Visitors have been stuck in the mountain resort of Zermatt for two days after snow blocked road and rail links.
Trains from popular Swiss ski station Zermatt are due to reopen on Wednesday, providing relief for some 13,000 tourists trapped there by heavy snowfall, a statement said.
Visitors have been stuck in the mountain resort for two days after snow blocked road and rail links.
Zermatt’s official site had said that the first train to the nearby village of Tasch would leave at 1015 GMT (11:15 am), but later announced that the resumption of service had been pushed back.
“The railway cannot operate at 11.15 am as planned due to the difficult removal of snow between Tasch and Zermatt”, the statement said.
“The persons in charge are working hard on the reopening and are confident to open the railway in the afternoon.” it added.
Tasch is a small Swiss village six kilometres from Zermatt that serves as a gateway for those travelling in the Matterhorn mountain region.

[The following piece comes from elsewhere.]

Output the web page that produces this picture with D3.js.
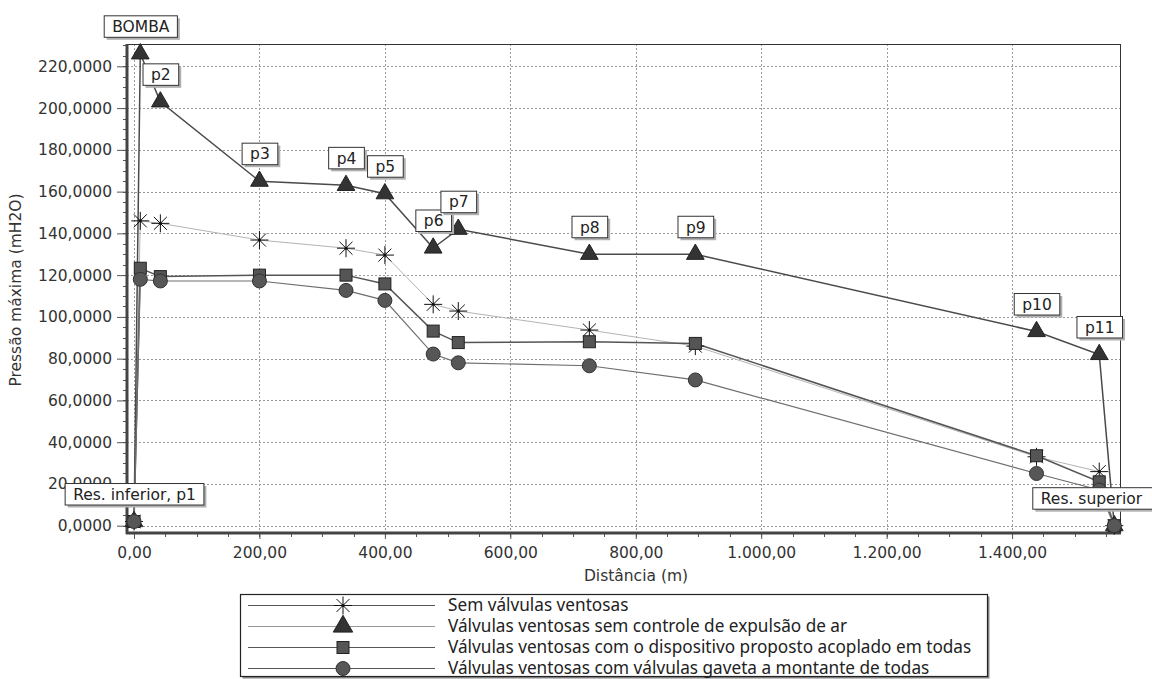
<!DOCTYPE html>
<html>
<head>
<meta charset="utf-8">
<script src="https://cdn.jsdelivr.net/npm/d3@7"></script>
<style>
  html, body { margin: 0; padding: 0; background: #fff; }
  svg { display: block; }
</style>
</head>
<body>
<svg id="chart" width="1152" height="679"></svg>
<script>
// ---------------- DATA ----------------
const pointNames = ["Res. inferior, p1", "BOMBA", "p2", "p3", "p4", "p5", "p6", "p7", "p8", "p9", "p10", "p11", "Res. superior"];
const distances = [0, 10, 42, 200, 338, 400, 477, 517, 726, 895, 1439, 1539, 1563];
const semValvulas = [2, 146, 144.8, 136.8, 132.9, 129.6, 106, 102.8, 93.7, 86, 33, 25.9, 0];
const semControle = [2, 226, 203, 165, 163, 159, 133, 142, 130, 130, 93, 82, 0];
const dispositivo = [2, 123.3, 119.3, 120, 120, 115.8, 93.2, 87.7, 88.1, 87.3, 33.5, 21, 0];
const gaveta = [2, 118, 117.2, 117.2, 112.7, 107.9, 82.2, 78, 76.6, 69.8, 25, 17.1, 0];
const seriesNames = [
  "Sem válvulas ventosas",
  "Válvulas ventosas sem controle de expulsão de ar",
  "Válvulas ventosas com o dispositivo proposto acoplado em todas",
  "Válvulas ventosas com válvulas gaveta a montante de todas"
];
const xTicks = [0, 200, 400, 600, 800, 1000, 1200, 1400];
const yTicks = [0, 20, 40, 60, 80, 100, 120, 140, 160, 180, 200, 220];
const xMinorStep = 50;
const yMinorStep = 5;
const xTitle = "Distância (m)";
const yTitle = "Pressão máxima (mH2O)";

// ---------------- SETUP ----------------
const svg = d3.select("#chart");
const L = 127, R = 1121, T = 44, B = 533;
const x = d3.scaleLinear().domain([-11.2, 1573.7]).range([L, R]);
const y = d3.scaleLinear().domain([-3.5, 230.7]).range([B, T]);
const loc = d3.formatLocale({decimal: ",", thousands: ".", grouping: [3], currency: ["", ""]});
const yFmt = loc.format(",.4f");
const xFmt = loc.format(",.2f");
const FONT = "DejaVu Sans, Verdana, sans-serif";

// plot background
svg.append("rect").attr("x", L).attr("y", T).attr("width", R - L).attr("height", B - T).attr("fill", "#fff");

// grid
const grid = svg.append("g").attr("stroke", "#9a9a9a").attr("stroke-width", 1).attr("stroke-dasharray", "2,2");
grid.selectAll("line.gx").data(xTicks).join("line")
  .attr("x1", d => Math.round(x(d)) + 0.5).attr("x2", d => Math.round(x(d)) + 0.5)
  .attr("y1", T).attr("y2", B);
grid.selectAll("line.gy").data(yTicks).join("line")
  .attr("x1", L).attr("x2", R)
  .attr("y1", d => Math.round(y(d)) + 0.5).attr("y2", d => Math.round(y(d)) + 0.5);

// plot border
svg.append("rect").attr("x", L + 0.5).attr("y", T + 0.5).attr("width", R - L - 1).attr("height", B - T - 1)
  .attr("fill", "none").attr("stroke", "#333").attr("stroke-width", 1);

// minor ticks
const xMinor = d3.range(0, 1573, xMinorStep);
const yMinor = d3.range(0, 231, yMinorStep);
const minor = svg.append("g").attr("stroke", "#555").attr("stroke-width", 1);
minor.selectAll("line.mx").data(xMinor).join("line")
  .attr("x1", d => Math.round(x(d)) + 0.5).attr("x2", d => Math.round(x(d)) + 0.5)
  .attr("y1", B).attr("y2", B + 4);
minor.selectAll("line.my").data(yMinor).join("line")
  .attr("y1", d => Math.round(y(d)) + 0.5).attr("y2", d => Math.round(y(d)) + 0.5)
  .attr("x1", L - 4).attr("x2", L);

// axes
const xAxis = svg.append("g").attr("transform", `translate(0,${B})`)
  .call(d3.axisBottom(x).tickValues(xTicks).tickFormat(xFmt).tickSize(6).tickPadding(8));
const yAxis = svg.append("g").attr("transform", `translate(${L},0)`)
  .call(d3.axisLeft(y).tickValues(yTicks).tickFormat(yFmt).tickSize(10).tickPadding(5));
[xAxis, yAxis].forEach(g => {
  g.select(".domain").remove();
  g.selectAll(".tick line").attr("stroke", "#555");
  g.selectAll("text").attr("fill", "#333").style("font-family", FONT).style("font-size", "15.5px");
});
// thick axis lines
svg.append("line").attr("x1", L - 1).attr("x2", R).attr("y1", B).attr("y2", B).attr("stroke", "#444").attr("stroke-width", 3);
svg.append("line").attr("x1", L).attr("x2", L).attr("y1", T).attr("y2", B + 1).attr("stroke", "#444").attr("stroke-width", 3);

// axis titles
svg.append("text").attr("x", 636).attr("y", 581).attr("text-anchor", "middle")
  .style("font-family", FONT).style("font-size", "15.5px").attr("fill", "#333").text(xTitle);
svg.append("text").attr("transform", "translate(21,290) rotate(-90)").attr("text-anchor", "middle")
  .style("font-family", FONT).style("font-size", "15.5px").attr("fill", "#333").text(yTitle);

// ---------------- SERIES ----------------
const starPath = (r) => { const d = r * 0.72; return `M0,${-r}V${r}M${-r},0H${r}M${-d},${-d}L${d},${d}M${-d},${d}L${d},${-d}`; };
const series = [
  {name: seriesNames[0], values: semValvulas, line: "#b4b4b4", lw: 1, shape: "star"},
  {name: seriesNames[1], values: semControle, line: "#4a4a4a", lw: 1.5, shape: "tri"},
  {name: seriesNames[2], values: dispositivo, line: "#555", lw: 1.5, shape: "sq"},
  {name: seriesNames[3], values: gaveta, line: "#6e6e6e", lw: 1.2, shape: "circ"}
];
const lineGen = d3.line().x(d => x(d[0])).y(d => y(d[1]));
const linesG = svg.append("g");
series.forEach(s => {
  const pts = distances.map((d, i) => [d, s.values[i]]);
  linesG.append("path").attr("d", lineGen(pts)).attr("fill", "none")
    .attr("stroke", s.line).attr("stroke-width", s.lw);
});

function drawMarker(g, shape, cx, cy, scale = 1) {
  if (shape === "star") {
    g.append("path").attr("d", starPath(9 * scale)).attr("transform", `translate(${cx},${cy})`)
      .attr("stroke", "#111").attr("stroke-width", 1).attr("fill", "none");
    g.append("circle").attr("cx", cx).attr("cy", cy).attr("r", 1.5).attr("fill", "#111");
  } else if (shape === "tri") {
    g.append("path").attr("d", d3.symbol(d3.symbolTriangle, 135 * scale * scale)())
      .attr("transform", `translate(${cx},${cy})`)
      .attr("fill", "#333").attr("stroke", "#222").attr("stroke-width", 1);
  } else if (shape === "sq") {
    const s = 12 * scale;
    g.append("rect").attr("x", cx - s / 2).attr("y", cy - s / 2).attr("width", s).attr("height", s)
      .attr("fill", "#555").attr("stroke", "#222").attr("stroke-width", 1);
  } else {
    g.append("circle").attr("cx", cx).attr("cy", cy).attr("r", 7 * scale)
      .attr("fill", "#575757").attr("stroke", "#333").attr("stroke-width", 1);
  }
}
const markersG = svg.append("g");
series.forEach(s => {
  distances.forEach((d, i) => drawMarker(markersG, s.shape, x(d), y(s.values[i])));
});

// ---------------- POINT LABELS ----------------
const labelsG = svg.append("g");
pointNames.forEach((name, i) => {
  const px = x(distances[i]);
  const py = y(semControle[i]);
  const g = labelsG.append("g");
  const t = g.append("text").style("font-family", FONT).style("font-size", "15.5px").attr("fill", "#222").text(name);
  const tw = t.node().getComputedTextLength();
  const bw = (name === "Res. superior" ? 164 : tw + 16);
  const bh = 21.5;
  const bx = px - bw / 2;
  const by = py - 17 - bh;
  g.insert("rect", "text").attr("x", bx + 3).attr("y", by + 3).attr("width", bw).attr("height", bh).attr("fill", "#b0b0b0");
  g.insert("rect", "text").attr("x", bx + 0.5).attr("y", by + 0.5).attr("width", bw).attr("height", bh)
    .attr("fill", "#fff").attr("stroke", "#333").attr("stroke-width", 1);
  t.attr("x", bx + 8.5).attr("y", by + bh / 2 + 6);
});

// ---------------- LEGEND ----------------
const lg = svg.append("g");
const LX = 240, LY = 594, LW = 747, LH = 82;
lg.append("rect").attr("x", LX + 2.5).attr("y", LY + 2.5).attr("width", LW).attr("height", LH).attr("fill", "#888");
lg.append("rect").attr("x", LX + 0.5).attr("y", LY + 0.5).attr("width", LW).attr("height", LH)
  .attr("fill", "#fff").attr("stroke", "#222").attr("stroke-width", 1.2);
const legendLineColors = ["#555", "#999", "#555", "#555"];
series.forEach((s, i) => {
  const ly = LY + 11 + i * 21;
  lg.append("line").attr("x1", 248).attr("x2", 435).attr("y1", ly + 0.5).attr("y2", ly + 0.5)
    .attr("stroke", legendLineColors[i]).attr("stroke-width", 1);
  drawMarker(lg, s.shape, 343, ly + 0.5, s.shape === "tri" ? 1.1 : 1);
  lg.append("text").attr("x", 448).attr("y", ly + 6)
    .style("font-family", "Noto Sans, Open Sans, sans-serif").style("font-size", "17.2px").attr("fill", "#222")
    .text(s.name);
});
</script>
</body>
</html>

The network in Tasch remains closed due to snow, but replacement buses are operating, making it possible for people to reach regional airports.
Extreme weather has caused havoc in several Swiss areas, including the Valais region south of Zermatt and in the canton of Bern, where a World Cup downhill training run had to be cancelled due to snow and high winds.
In the Pyrenees, a skier was killed and another injured after avalanches in Aragnouet on the slopes of Pique Poque mountain, according to local police.
In the French Alps, a slight break in the weather meant rescuers could begin looking for a British skier who went missing on Sunday in the resort of Tignes, police said.
“The persons in charge are working with high pressure,” a statement said on Zermatt’s official website as tourists and locals bedded in for another night in the resort.
But an avalanche risk at its highest level means the stranded tourists will not be able to take advantage of the abundant snow for the time being.
“It is not possible to do downhill or cross country (skiing), but that’s ok. It’s a bit romantic,” resort spokesperson Janine Imesch said, adding that “there is no panic.”
The heavy snowfall also caused power outages in some other areas of the southern Swiss canton of Valais, and a number of other villages were also cut off, with the Simplon region of Valais hit by two metres of snow over 24 hours, the ATS news agency reported.
Mud and rockslides, as well as flooding, closed a number of roads across Valais.
At lower altitudes, heavy rains forced the evacuation of around 20 people from Eyholz village with the nearby hamlet of Mottec also emptied as a precaution, Swiss media reports said.
Further to the north, snow and high winds prompted the cancellation of Tuesday’s first men’s World Cup downhill training run in Wengen, in the canton of Bern, organisers said.
Although the piste itself was unaffected, overnight winds of up to 200 kilometres per hour caused significant damage to infrastructure on the course, notably at the finish where tents and the stands were hit.